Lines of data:
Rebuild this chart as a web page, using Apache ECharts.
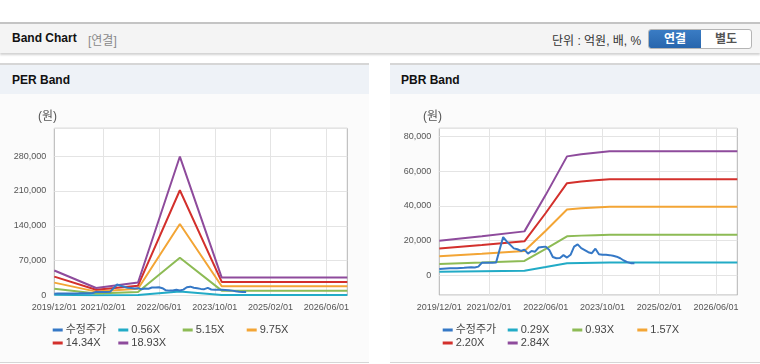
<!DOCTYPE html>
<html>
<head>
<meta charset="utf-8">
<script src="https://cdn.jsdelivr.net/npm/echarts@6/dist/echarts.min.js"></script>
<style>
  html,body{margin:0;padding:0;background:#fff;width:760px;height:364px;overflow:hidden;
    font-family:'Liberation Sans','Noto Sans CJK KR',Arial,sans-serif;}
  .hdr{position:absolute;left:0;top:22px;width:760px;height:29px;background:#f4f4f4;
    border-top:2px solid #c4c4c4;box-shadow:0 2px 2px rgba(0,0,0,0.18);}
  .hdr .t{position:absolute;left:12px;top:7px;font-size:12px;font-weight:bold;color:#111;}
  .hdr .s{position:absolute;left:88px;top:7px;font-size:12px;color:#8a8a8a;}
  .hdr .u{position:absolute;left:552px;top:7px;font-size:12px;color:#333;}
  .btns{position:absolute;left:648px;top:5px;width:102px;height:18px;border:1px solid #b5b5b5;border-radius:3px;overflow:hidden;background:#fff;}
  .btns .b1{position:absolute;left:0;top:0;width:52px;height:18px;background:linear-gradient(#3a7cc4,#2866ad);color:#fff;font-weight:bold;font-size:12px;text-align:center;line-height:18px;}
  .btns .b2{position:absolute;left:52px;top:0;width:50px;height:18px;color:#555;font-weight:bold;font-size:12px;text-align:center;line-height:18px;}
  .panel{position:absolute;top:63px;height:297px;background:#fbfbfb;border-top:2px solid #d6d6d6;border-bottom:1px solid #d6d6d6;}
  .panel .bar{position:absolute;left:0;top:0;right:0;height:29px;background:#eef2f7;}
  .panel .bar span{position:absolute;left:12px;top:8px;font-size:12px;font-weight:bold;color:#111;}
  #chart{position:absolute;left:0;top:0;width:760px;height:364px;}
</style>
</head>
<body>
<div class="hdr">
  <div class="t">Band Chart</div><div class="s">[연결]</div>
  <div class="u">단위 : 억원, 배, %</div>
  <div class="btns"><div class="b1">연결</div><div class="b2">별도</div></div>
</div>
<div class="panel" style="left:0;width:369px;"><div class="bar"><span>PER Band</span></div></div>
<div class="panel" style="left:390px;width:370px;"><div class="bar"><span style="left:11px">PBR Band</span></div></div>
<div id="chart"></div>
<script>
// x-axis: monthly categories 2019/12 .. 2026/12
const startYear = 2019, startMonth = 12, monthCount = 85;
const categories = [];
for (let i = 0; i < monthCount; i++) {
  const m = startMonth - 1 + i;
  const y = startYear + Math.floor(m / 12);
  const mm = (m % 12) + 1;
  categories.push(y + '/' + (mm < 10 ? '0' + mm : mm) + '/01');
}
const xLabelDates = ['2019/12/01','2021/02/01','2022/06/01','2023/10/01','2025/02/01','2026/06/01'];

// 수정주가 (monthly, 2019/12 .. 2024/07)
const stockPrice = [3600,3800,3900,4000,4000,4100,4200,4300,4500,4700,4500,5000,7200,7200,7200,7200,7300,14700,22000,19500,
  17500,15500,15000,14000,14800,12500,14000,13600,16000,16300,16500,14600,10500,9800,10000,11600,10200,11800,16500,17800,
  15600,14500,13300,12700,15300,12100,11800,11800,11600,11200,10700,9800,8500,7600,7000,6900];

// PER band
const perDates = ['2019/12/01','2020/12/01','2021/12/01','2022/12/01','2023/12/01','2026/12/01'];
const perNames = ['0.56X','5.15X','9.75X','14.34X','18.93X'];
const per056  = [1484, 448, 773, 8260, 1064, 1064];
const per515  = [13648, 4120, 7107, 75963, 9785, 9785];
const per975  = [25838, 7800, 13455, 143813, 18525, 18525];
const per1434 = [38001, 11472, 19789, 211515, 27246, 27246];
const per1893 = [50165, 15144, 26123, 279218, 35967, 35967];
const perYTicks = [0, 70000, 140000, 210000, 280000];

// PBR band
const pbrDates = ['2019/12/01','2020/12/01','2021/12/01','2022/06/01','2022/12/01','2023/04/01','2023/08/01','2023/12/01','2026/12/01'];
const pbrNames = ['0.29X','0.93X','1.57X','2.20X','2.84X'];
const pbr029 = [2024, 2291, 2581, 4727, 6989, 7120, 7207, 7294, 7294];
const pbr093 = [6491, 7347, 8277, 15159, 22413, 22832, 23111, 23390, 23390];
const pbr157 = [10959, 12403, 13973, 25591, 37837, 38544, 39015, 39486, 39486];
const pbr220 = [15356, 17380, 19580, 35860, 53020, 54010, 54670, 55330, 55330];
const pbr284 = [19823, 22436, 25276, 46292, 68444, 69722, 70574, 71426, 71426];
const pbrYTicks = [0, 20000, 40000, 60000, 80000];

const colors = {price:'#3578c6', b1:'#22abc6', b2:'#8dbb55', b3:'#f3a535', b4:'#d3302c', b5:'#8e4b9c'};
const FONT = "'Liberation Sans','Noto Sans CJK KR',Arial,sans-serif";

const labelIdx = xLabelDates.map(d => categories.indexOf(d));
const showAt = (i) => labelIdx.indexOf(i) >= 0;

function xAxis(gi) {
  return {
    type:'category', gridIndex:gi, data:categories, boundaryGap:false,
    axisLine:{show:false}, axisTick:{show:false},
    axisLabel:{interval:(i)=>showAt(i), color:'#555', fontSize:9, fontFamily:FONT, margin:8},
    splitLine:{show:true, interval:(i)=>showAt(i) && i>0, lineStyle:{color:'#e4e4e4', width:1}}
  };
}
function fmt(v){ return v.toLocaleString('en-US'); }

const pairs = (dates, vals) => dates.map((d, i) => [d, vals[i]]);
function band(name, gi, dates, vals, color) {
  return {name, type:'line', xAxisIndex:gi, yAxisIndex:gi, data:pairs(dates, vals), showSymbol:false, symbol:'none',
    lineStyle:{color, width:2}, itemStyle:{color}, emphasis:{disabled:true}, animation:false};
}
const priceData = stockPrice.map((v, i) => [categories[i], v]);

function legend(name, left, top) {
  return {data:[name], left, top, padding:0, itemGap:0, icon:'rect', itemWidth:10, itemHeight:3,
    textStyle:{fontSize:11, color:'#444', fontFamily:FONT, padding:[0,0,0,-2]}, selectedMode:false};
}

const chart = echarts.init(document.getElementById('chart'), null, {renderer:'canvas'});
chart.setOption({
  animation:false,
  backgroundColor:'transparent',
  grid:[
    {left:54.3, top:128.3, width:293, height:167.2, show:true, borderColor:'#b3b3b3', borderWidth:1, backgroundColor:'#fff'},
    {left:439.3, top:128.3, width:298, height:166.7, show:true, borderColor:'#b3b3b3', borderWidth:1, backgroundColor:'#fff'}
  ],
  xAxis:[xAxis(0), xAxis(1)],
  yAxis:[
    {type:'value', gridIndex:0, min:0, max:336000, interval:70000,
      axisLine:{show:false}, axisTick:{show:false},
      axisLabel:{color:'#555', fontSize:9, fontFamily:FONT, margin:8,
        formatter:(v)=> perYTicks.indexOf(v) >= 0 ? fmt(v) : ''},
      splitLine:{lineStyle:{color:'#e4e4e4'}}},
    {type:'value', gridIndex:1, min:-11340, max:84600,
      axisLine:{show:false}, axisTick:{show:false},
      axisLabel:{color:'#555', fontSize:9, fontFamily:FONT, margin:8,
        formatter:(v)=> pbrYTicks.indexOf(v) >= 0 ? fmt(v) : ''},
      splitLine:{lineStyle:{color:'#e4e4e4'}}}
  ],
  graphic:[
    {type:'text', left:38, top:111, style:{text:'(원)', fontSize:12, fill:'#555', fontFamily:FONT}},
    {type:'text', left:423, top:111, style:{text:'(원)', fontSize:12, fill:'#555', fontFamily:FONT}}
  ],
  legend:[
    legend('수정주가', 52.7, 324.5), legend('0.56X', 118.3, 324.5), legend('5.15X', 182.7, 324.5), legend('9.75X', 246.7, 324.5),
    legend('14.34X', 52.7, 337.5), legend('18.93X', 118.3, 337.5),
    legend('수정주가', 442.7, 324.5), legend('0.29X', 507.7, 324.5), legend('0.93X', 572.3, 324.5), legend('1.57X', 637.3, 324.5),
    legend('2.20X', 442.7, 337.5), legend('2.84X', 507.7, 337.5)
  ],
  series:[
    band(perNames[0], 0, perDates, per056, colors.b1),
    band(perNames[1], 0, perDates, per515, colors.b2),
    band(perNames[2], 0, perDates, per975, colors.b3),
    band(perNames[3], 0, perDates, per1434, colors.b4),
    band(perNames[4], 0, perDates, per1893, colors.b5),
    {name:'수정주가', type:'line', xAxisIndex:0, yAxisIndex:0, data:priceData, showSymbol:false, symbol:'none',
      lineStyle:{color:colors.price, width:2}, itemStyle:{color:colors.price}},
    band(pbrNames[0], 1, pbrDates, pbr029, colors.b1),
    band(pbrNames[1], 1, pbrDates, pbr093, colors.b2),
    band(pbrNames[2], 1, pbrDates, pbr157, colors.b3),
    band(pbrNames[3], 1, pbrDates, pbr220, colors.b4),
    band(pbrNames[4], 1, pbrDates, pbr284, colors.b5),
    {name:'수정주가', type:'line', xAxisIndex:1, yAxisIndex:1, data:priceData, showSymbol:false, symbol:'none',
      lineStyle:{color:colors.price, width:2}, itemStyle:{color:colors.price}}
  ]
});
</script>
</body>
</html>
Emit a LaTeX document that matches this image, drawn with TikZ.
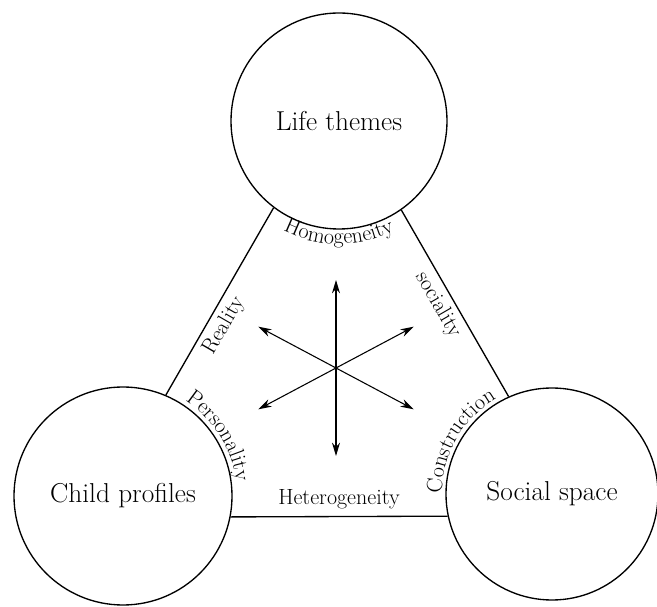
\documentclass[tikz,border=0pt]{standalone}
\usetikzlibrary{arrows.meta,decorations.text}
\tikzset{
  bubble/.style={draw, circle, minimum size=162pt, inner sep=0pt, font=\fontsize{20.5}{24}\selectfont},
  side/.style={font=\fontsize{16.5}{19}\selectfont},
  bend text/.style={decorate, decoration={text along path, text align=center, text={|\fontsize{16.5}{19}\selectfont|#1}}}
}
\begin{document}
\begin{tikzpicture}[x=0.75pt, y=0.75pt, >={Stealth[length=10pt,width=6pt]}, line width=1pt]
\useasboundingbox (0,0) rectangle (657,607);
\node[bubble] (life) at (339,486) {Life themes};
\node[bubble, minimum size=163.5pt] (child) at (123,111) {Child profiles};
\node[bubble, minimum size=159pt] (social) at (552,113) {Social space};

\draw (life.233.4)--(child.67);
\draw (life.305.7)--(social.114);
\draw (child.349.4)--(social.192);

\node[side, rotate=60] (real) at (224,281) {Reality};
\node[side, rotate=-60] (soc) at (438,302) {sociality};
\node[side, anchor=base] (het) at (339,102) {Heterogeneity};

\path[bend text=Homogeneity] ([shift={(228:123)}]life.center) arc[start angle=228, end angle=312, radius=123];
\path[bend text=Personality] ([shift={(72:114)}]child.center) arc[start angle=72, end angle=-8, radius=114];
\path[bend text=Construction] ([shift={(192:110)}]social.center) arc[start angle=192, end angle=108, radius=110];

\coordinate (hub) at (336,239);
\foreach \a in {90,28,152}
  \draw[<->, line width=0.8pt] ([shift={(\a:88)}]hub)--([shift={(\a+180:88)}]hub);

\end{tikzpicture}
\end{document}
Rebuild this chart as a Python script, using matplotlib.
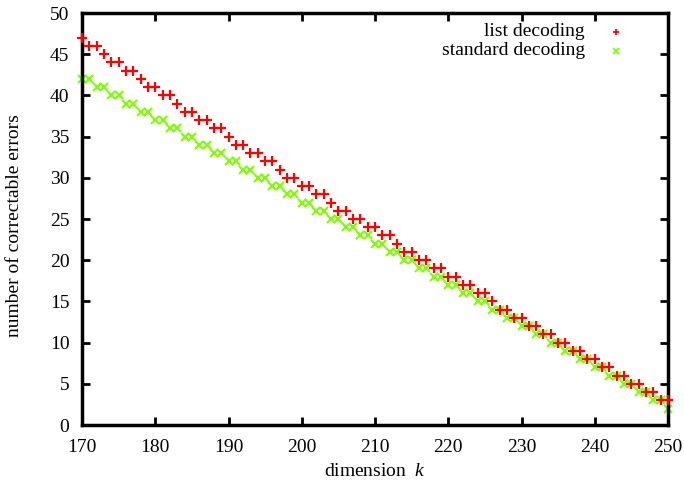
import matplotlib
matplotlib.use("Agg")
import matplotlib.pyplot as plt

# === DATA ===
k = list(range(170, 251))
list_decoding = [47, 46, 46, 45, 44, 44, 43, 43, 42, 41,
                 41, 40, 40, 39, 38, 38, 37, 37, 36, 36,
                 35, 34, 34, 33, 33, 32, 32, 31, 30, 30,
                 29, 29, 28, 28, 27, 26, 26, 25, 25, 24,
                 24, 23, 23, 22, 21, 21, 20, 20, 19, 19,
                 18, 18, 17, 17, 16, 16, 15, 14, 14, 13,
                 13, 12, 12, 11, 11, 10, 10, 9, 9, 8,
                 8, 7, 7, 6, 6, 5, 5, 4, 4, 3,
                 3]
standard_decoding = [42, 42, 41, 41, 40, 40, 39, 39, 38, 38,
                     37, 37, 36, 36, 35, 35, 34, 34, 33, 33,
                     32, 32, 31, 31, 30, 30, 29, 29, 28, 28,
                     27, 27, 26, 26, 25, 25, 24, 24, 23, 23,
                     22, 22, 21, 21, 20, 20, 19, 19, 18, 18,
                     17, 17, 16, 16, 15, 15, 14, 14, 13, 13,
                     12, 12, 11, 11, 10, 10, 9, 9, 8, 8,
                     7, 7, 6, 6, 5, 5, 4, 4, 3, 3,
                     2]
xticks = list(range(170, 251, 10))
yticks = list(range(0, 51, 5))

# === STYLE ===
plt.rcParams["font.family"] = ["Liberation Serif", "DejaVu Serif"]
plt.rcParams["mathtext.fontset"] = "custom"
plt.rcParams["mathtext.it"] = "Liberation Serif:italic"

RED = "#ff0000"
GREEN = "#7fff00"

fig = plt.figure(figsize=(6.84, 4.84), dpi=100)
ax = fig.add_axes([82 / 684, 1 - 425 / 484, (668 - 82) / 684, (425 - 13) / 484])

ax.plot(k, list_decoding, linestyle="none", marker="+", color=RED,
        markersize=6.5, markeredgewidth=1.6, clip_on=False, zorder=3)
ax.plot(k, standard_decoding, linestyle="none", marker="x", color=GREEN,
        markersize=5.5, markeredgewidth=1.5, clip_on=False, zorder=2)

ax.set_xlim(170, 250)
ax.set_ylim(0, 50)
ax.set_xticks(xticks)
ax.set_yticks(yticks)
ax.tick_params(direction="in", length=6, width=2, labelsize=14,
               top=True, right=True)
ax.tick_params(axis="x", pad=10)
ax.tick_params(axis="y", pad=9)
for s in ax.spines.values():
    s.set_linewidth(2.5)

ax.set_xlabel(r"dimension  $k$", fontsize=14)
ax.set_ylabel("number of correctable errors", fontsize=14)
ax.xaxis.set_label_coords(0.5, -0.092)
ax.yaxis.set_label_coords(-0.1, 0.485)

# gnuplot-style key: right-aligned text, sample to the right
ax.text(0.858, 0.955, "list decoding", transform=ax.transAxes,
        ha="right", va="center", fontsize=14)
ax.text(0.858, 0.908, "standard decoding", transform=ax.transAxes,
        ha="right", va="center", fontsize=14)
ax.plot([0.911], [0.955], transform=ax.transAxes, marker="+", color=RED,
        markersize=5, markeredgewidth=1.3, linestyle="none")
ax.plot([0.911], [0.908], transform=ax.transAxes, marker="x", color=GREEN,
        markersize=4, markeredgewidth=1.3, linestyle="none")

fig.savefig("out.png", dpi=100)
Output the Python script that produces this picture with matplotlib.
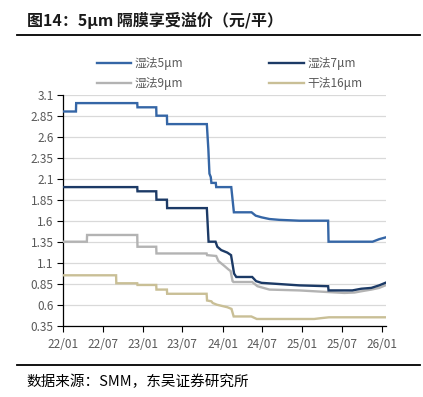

Goal: Using the records above, select and copy every line that has the word "with".

Answer to this problem:
Emit a LaTeX document that matches this image, drawn with TikZ.
Output the Python script that produces this picture with matplotlib.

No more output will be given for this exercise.